Les forêts ? Trop denses, elles gênent la visibilité. On rase.
Les animaux ? Agressifs, imprévisibles. On neutralise.
Les montagnes ? Des obstacles à nos convoyeurs. On contourne… ou on perce avec des pylônes.
Les ressources naturelles ? Un don du ciel… à surexploiter sans la moindre pitié.
Et puis, tout s’accélère…
Au début, on s’organise avec soin : une petite base éco-friendly, un extracteur de minerai qui tourne tranquillement, quelques convoyeurs propres et bien alignés. On prend le temps d’admirer le paysage, de s’émerveiller devant le coucher de soleil sur la savane extraterrestre…

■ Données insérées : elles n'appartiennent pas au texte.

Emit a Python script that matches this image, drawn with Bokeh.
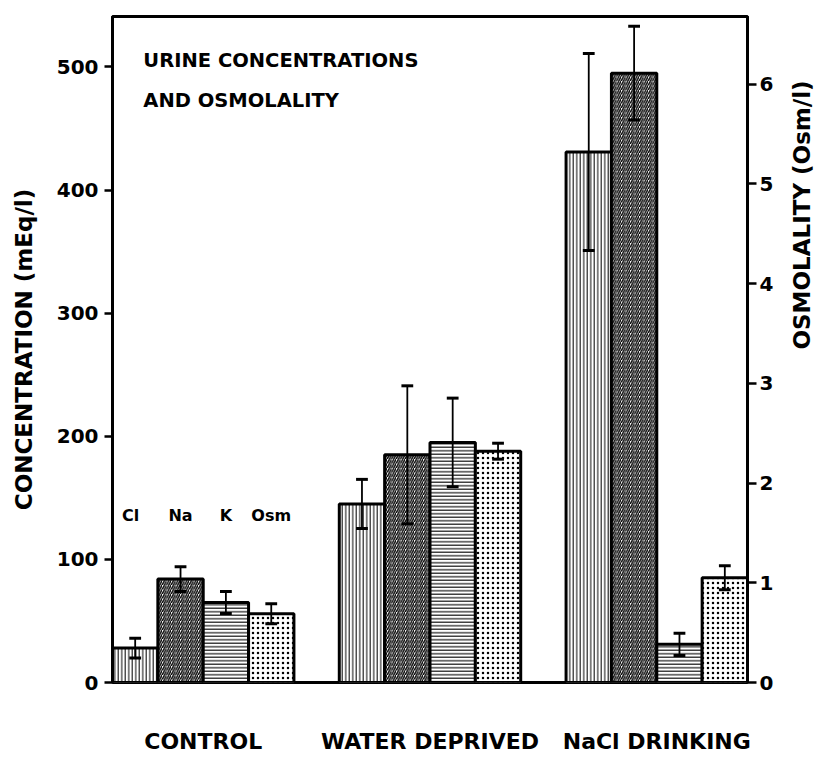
from bokeh.plotting import figure
from bokeh.models import (Range1d, LinearAxis, FixedTicker, ColumnDataSource)
from bokeh.core.properties import value
from bokeh.embed import file_html
from bokeh.resources import INLINE
from math import pi

# ---------------- data ----------------
groups = ["CONTROL", "WATER DEPRIVED", "NaCl DRINKING"]
ions = ["Cl", "Na", "K", "Osm"]

cl_vals = [28, 145, 431]      # mEq/l
cl_err = [8, 20, 80]
na_vals = [84, 185, 495]      # mEq/l
na_err = [10, 56, 38]
k_vals = [65, 195, 31]        # mEq/l
k_err = [9, 36, 9]
osm_vals = [0.69, 2.32, 1.05]  # Osm/l
osm_err = [0.10, 0.08, 0.12]

conc_ticks = [0, 100, 200, 300, 400, 500]
osm_ticks = [0, 1, 2, 3, 4, 5, 6]

title_lines = ["URINE CONCENTRATIONS", "AND OSMOLALITY"]

# ---------------- layout ----------------
FONT = value("DejaVu Sans")
group_start = [0, 5, 10]
bar_w = 1.0

p = figure(width=831, height=756, output_backend="svg", toolbar_location=None,
           x_range=Range1d(0, 14), y_range=Range1d(0, 541),
           min_border_left=112, min_border_right=84,
           min_border_top=16, min_border_bottom=74)
p.extra_y_ranges = {"osm": Range1d(0, 6.68)}
p.grid.visible = False
p.xaxis.visible = False
p.yaxis.visible = False
p.outline_line_color = "black"
p.outline_line_width = 3
p.background_fill_color = "white"
p.border_fill_color = "white"


def style_axis(ax, size="20px"):
    ax.axis_line_color = "black"
    ax.axis_line_width = 3
    ax.major_tick_line_width = 2.5
    ax.major_tick_in = 0
    ax.major_tick_out = 8
    ax.minor_tick_line_color = None
    ax.major_label_text_font = "DejaVu Sans"
    ax.major_label_text_font_style = "bold"
    ax.major_label_text_font_size = size
    ax.major_label_text_color = "black"
    ax.axis_label_text_font = "DejaVu Sans"
    ax.axis_label_text_font_style = "bold"
    ax.axis_label_text_font_size = "23px"
    ax.axis_label_text_color = "black"


left = LinearAxis(ticker=FixedTicker(ticks=conc_ticks))
style_axis(left)
left.major_label_standoff = 6
left.axis_label = "CONCENTRATION (mEq/l)"
left.axis_label_standoff = 17
p.add_layout(left, "left")

right = LinearAxis(y_range_name="osm", ticker=FixedTicker(ticks=osm_ticks))
style_axis(right)
right.major_tick_out = 9
right.major_label_standoff = 3
right.axis_label = "OSMOLALITY (Osm/l)"
right.axis_label_standoff = 26
if hasattr(right, "axis_label_orientation"):
    right.axis_label_orientation = pi / 2
p.add_layout(right, "right")

bottom = LinearAxis(ticker=FixedTicker(ticks=[g + 2 for g in group_start]),
                    major_label_overrides={g + 2: name for g, name in zip(group_start, groups)})
bottom.axis_line_color = None
bottom.major_tick_line_color = None
bottom.major_tick_in = 0
bottom.major_tick_out = 0
bottom.minor_tick_line_color = None
bottom.major_label_text_font = "DejaVu Sans"
bottom.major_label_text_font_style = "bold"
bottom.major_label_text_font_size = "22px"
bottom.major_label_text_color = "black"
bottom.major_label_standoff = 46
p.add_layout(bottom, "below")

series = [
    (cl_vals, cl_err, "default", dict(hatch_pattern="vertical_line", hatch_scale=3.5, hatch_weight=1.0)),
    (na_vals, na_err, "default", dict(hatch_pattern="right_diagonal_line", hatch_scale=4.5, hatch_weight=1.4)),
    (k_vals, k_err, "default", dict(hatch_pattern="horizontal_line", hatch_scale=3.5, hatch_weight=1.1)),
    (osm_vals, osm_err, "osm", dict(hatch_pattern="dot", hatch_scale=5, hatch_weight=1.0)),
]

cap = 0.13
for i, (vals, errs, rng, hatch) in enumerate(series):
    xs = [g + i + 0.5 for g in group_start]
    src = ColumnDataSource(dict(
        x=xs, top=vals,
        lo=[v - e for v, e in zip(vals, errs)],
        hi=[v + e for v, e in zip(vals, errs)],
        xl=[x - cap for x in xs], xr=[x + cap for x in xs],
    ))
    p.vbar(x="x", top="top", bottom=0, width=bar_w, source=src, y_range_name=rng,
           fill_color="white", line_color="black", line_width=3,
           hatch_color="black", **hatch)
    p.segment(x0="x", y0="lo", x1="x", y1="hi", source=src, y_range_name=rng,
              line_color="black", line_width=1.8)
    p.segment(x0="xl", y0="hi", x1="xr", y1="hi", source=src, y_range_name=rng,
              line_color="black", line_width=3)
    p.segment(x0="xl", y0="lo", x1="xr", y1="lo", source=src, y_range_name=rng,
              line_color="black", line_width=3)

# ion labels above control bars
p.text(x=[0.4, 1.5, 2.5, 3.5], y=[136] * 4, text=ions, text_font=FONT,
       text_font_style="bold", text_font_size="16px", text_align="center",
       text_baseline="middle", text_color="black")

# title
p.text(x=[0.68, 0.68], y=[505, 473], text=title_lines, text_font=FONT,
       text_font_style="bold", text_font_size="19.5px", text_align="left",
       text_baseline="middle", text_color="black")

open("out.html", "w").write(file_html(p, INLINE))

Mais rapidement, le besoin de plus se fait sentir. Pourquoi se contenter de 30 plaques de fer par minute quand on peut en produire 3000 ? Pourquoi marcher quand on peut construire un train à charbon qui pollue plus qu’un cargo chinois en pleine crise du transport maritime ? Pourquoi préserver une vallée entière quand elle peut accueillir un complexe de raffineries crachant des fumées toxiques ?
Et c’est là que commence la spirale infernale. Les heures défilent sans qu’on s’en rende compte. On commence à 14h, on jette un œil à l’horloge, et il est… 3h du matin. Trois heures du matin, et on n’a toujours pas réglé ce foutu embouteillage de convoyeurs ! On oublie de manger, on oublie de dormir, on oublie même pourquoi on a lancé le jeu. On n’existe plus que pour la machine.

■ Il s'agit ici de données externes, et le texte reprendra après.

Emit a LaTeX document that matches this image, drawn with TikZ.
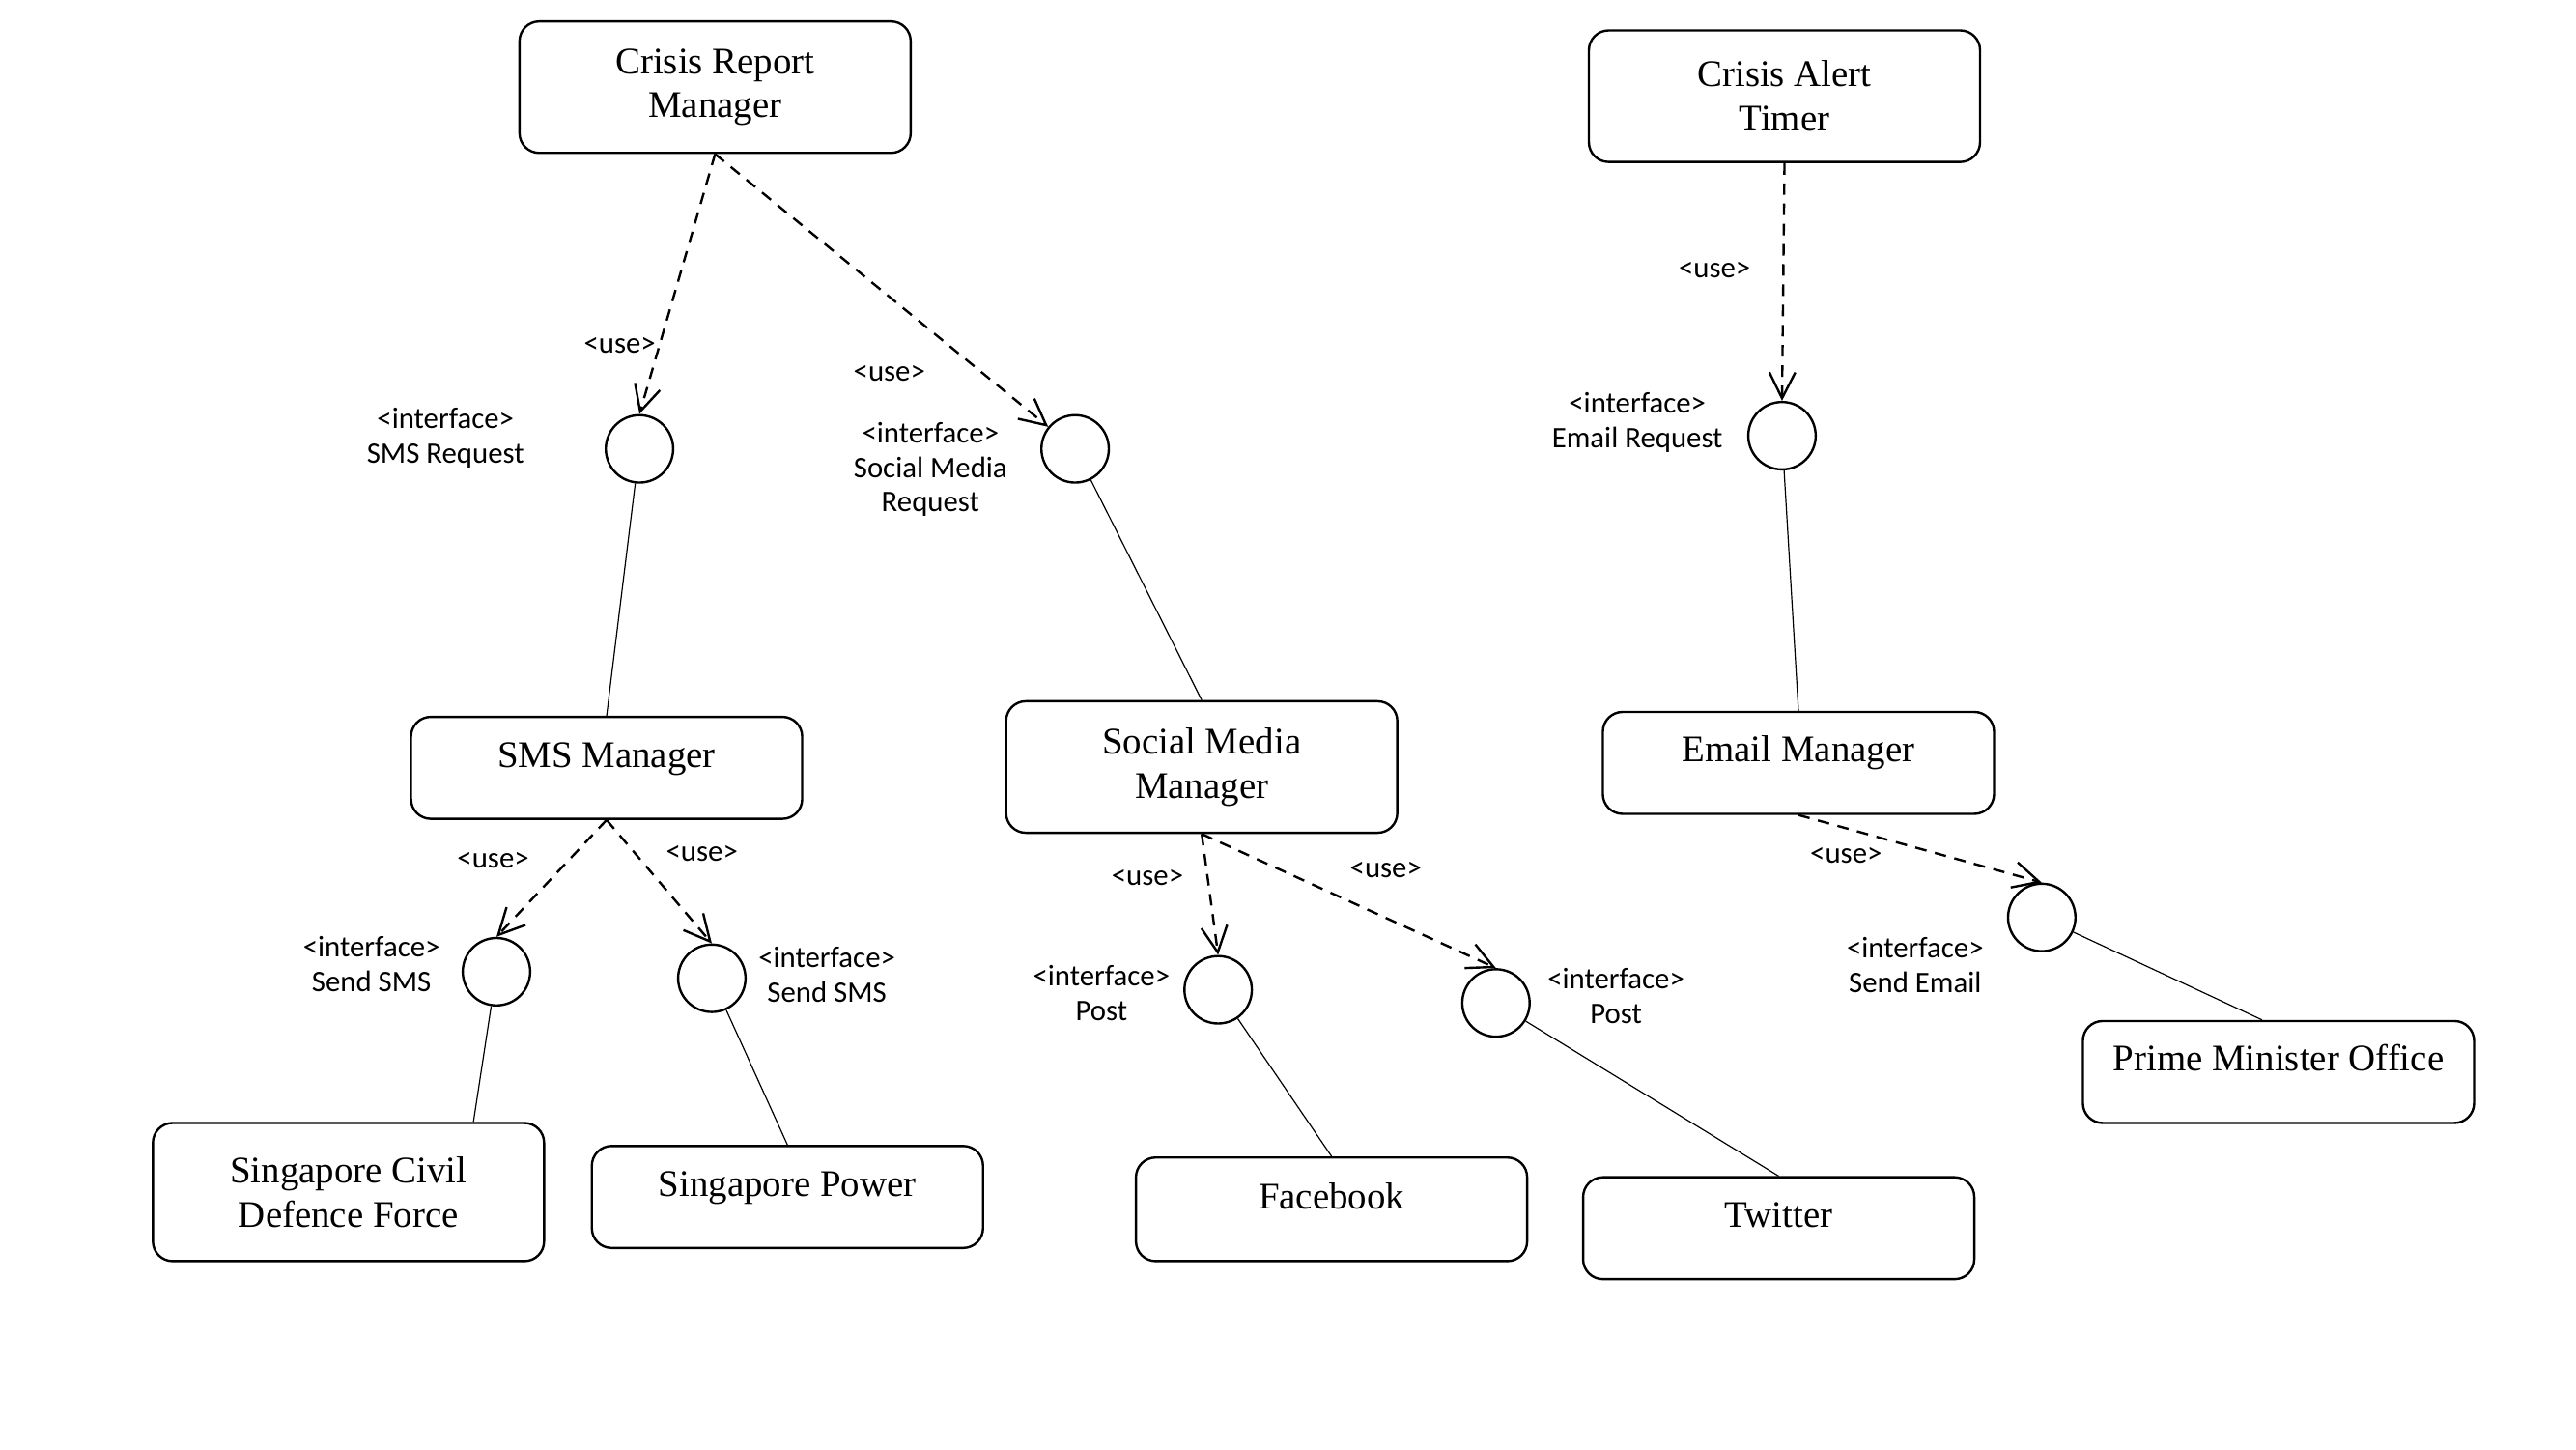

On cherche l’efficacité maximale, on calcule les ratios, on aligne les convoyeurs comme un ingénieur sous amphétamines. La nature devient un concept vague, un vieux souvenir caché sous une forêt d’usines aux reflets métalliques. Tout ce qui importe, c’est que les chaînes de production tournent sans accroc, que la cadence soit parfaite, que chaque ressource soit exploitée avec une précision diabolique.
Une fierté paradoxale
Et le pire dans tout ça ? C’est qu’on est fier. Fier de cette usine monstrueuse qui avale la planète et la recrache en barres d’acier. Fier de ces infrastructures démesurées, de ces kilomètres de convoyeurs automatisés, de ces trains qui sillonnent un territoire jadis sauvage, aujourd’hui entièrement réorganisé selon notre vision du progrès.

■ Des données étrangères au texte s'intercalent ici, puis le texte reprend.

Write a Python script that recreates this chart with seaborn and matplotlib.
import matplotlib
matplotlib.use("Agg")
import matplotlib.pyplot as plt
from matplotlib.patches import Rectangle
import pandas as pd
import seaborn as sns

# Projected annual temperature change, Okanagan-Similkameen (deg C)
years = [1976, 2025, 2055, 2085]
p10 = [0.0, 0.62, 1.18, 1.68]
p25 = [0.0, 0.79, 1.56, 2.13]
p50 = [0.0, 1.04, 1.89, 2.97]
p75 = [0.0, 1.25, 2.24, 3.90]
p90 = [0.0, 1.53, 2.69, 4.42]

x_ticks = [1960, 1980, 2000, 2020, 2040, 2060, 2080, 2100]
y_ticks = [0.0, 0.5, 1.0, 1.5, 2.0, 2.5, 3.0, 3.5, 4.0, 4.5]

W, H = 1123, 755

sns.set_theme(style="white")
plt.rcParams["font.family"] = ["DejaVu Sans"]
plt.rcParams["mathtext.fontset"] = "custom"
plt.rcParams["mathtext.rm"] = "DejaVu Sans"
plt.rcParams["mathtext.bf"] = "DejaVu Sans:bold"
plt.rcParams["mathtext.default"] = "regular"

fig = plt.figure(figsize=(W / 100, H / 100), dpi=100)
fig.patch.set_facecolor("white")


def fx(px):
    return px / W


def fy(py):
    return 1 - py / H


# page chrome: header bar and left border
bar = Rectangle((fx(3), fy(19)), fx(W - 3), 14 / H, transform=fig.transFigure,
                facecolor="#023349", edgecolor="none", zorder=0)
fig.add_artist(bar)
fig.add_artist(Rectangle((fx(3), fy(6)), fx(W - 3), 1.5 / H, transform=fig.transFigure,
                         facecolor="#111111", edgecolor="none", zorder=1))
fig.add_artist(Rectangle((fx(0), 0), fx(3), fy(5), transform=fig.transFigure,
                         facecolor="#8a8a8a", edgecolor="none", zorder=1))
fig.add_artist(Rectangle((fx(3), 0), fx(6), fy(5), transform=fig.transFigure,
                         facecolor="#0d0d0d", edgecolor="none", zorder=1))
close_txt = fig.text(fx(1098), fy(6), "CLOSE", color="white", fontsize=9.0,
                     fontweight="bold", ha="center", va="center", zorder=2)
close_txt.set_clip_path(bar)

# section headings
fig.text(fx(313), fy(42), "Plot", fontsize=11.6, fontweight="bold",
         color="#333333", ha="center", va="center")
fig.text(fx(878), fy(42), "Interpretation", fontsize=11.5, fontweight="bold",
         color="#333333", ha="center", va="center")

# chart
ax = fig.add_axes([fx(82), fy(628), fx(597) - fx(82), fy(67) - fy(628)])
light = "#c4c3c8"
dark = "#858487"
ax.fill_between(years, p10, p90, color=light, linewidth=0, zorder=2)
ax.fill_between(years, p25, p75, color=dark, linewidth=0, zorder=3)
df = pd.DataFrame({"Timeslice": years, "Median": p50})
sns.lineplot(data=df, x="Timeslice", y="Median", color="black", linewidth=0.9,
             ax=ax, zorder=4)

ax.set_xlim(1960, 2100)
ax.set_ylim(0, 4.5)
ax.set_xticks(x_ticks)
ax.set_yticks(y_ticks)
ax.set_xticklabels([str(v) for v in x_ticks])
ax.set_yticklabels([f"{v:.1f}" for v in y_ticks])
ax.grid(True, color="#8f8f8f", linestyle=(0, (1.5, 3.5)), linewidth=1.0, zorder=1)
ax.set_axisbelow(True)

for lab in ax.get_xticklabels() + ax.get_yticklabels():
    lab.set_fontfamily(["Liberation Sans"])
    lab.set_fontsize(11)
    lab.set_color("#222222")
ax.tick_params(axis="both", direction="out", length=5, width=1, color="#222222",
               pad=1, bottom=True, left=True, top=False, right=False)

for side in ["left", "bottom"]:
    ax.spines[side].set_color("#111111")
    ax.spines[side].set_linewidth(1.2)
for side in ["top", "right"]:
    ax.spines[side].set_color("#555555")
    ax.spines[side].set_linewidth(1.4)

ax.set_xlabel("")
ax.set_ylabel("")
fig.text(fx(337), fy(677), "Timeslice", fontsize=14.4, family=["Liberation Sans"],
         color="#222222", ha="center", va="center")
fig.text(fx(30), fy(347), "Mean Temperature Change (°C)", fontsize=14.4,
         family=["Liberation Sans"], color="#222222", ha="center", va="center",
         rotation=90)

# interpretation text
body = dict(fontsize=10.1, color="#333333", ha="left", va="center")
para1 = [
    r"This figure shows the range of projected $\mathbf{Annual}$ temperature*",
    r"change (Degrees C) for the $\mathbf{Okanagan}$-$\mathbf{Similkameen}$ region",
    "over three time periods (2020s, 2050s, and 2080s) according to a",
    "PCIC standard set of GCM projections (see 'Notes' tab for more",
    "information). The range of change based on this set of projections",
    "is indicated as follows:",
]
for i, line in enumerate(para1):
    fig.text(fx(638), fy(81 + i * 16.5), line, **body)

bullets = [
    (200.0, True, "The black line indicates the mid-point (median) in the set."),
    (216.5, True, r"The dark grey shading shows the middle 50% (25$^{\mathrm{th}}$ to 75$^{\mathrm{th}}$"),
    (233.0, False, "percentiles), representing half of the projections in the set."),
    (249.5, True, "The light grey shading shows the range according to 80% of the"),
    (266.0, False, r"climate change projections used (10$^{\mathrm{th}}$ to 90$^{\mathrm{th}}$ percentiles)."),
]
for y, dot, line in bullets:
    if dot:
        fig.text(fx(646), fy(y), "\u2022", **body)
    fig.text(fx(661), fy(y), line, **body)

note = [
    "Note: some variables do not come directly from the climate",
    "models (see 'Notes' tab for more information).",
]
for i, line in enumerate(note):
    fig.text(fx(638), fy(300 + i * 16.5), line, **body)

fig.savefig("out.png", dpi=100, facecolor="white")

On s’arrête un instant, on regarde le monde qu’on a façonné… et on sourit. Un sourire teinté d’admiration pour notre propre œuvre, mais aussi, parfois, d’une pointe d’inquiétude. Jusqu’où irons-nous ?
Parce qu’après tout, Satisfactory, ce n’est pas qu’un jeu de gestion. C’est une satire involontaire du modèle économique qui nous gouverne déjà. Une planète pillée sans réfléchir, une quête de croissance infinie, une glorification de l’efficacité au mépris de l’environnement… Ce n’est pas qu’un jeu. C’est un miroir.
Et nous ? Nous sommes là, à construire, optimiser, broyer, consommer… Jusqu’à ce qu’il ne reste plus rien à exploiter.
Mais bon, on réglera ça après. Pour l’instant, il faut encore augmenter la production de plaque de métal. Le progrès n’attend pas.